Oppenheimer (2023) — A Film That Demands Your Full Attention
Christopher Nolan has built a career on films that challenge audiences, bend time, and interrogate the human condition through spectacle. With Oppenheimer, he delivers what may be his most mature, morally complex, and technically staggering work to date. Based on the Pulitzer Prize-winning biography American Prometheus by Kai Bird and Martin J. Sherwin, the film chronicles the life of J. Robert Oppenheimer — the theoretical physicist who led the Manhattan Project and forever changed the course of human history.
Story & Structure
The film unfolds across three interlocking timelines, a signature Nolan technique that here feels entirely purposeful rather than gimmicky. The bulk of the narrative focuses on Oppenheimer's recruitment into the Manhattan Project, the construction of Los Alamos, and the fateful Trinity test. Intercut with this are two security hearings — one in color, one in stark black-and-white — that frame the story as a tragedy of political persecution.
Nolan's screenplay is dense with dialogue, scientific concepts, and historical figures.

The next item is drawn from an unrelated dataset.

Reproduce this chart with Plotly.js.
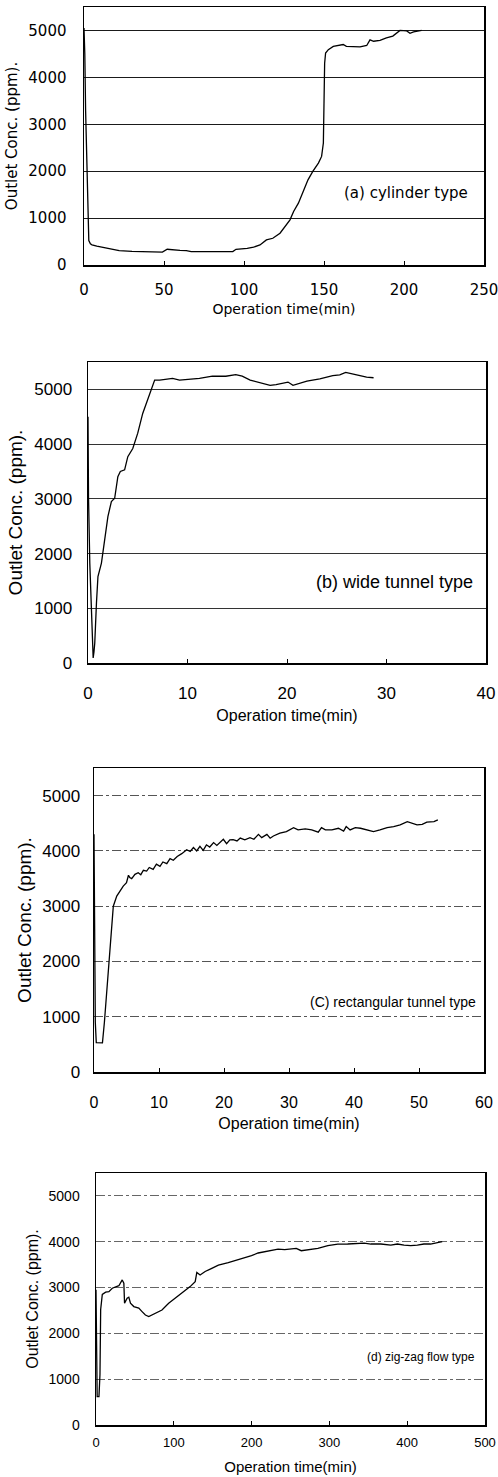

This is not a passive viewing experience. It rewards attention and, frankly, a second watch.
Cillian Murphy's Career-Best Performance
Cillian Murphy has long been one of cinema's most underrated leading men, and here he is finally given a role worthy of his immense talent. His Oppenheimer is simultaneously brilliant, vain, vulnerable, and haunted. Murphy carries the film's three-hour runtime on his shoulders with magnetic intensity. His hollow eyes convey the weight of a man who understood exactly what he had created.
The supporting cast is equally extraordinary. Robert Downey Jr. delivers a career-resurgent performance as Lewis Strauss, dripping with wounded pride and political cunning. Emily Blunt, Matt Damon, Florence Pugh, and Kenneth Branagh all shine in their respective roles.
Visuals & Sound
Shot on IMAX film by cinematographer Hoyte van Hoytema, Oppenheimer is visually stunning. The Trinity test sequence — achieved practically without CGI — is one of the most awe-inspiring moments in recent cinema. What follows that explosion, a prolonged, near-silent aftermath, is equally powerful in its restraint.
Ludwig Göransson's score is relentless, building dread from the opening frame. It is an essential component of the film's emotional architecture.
Themes & Legacy
At its heart, Oppenheimer is a film about the burden of knowledge and the price of ambition. It asks difficult questions: Can a person be responsible for how their creation is used? What does society owe its geniuses — and what do those geniuses owe society?
Nolan does not offer easy answers. The film ends not with triumph but with existential dread, a choice that elevates it beyond a standard prestige biopic.
Final Verdict
- Genre: Historical Drama / Biographical Thriller
- Runtime: 180 minutes
- Director: Christopher Nolan
- Starring: Cillian Murphy, Robert Downey Jr., Emily Blunt
- Best For: Fans of intelligent, prestige cinema
Oppenheimer is essential cinema — a film that will be studied, debated, and celebrated for decades. It is proof that blockbuster filmmaking and genuine artistry are not mutually exclusive. Do not miss it on the biggest screen possible.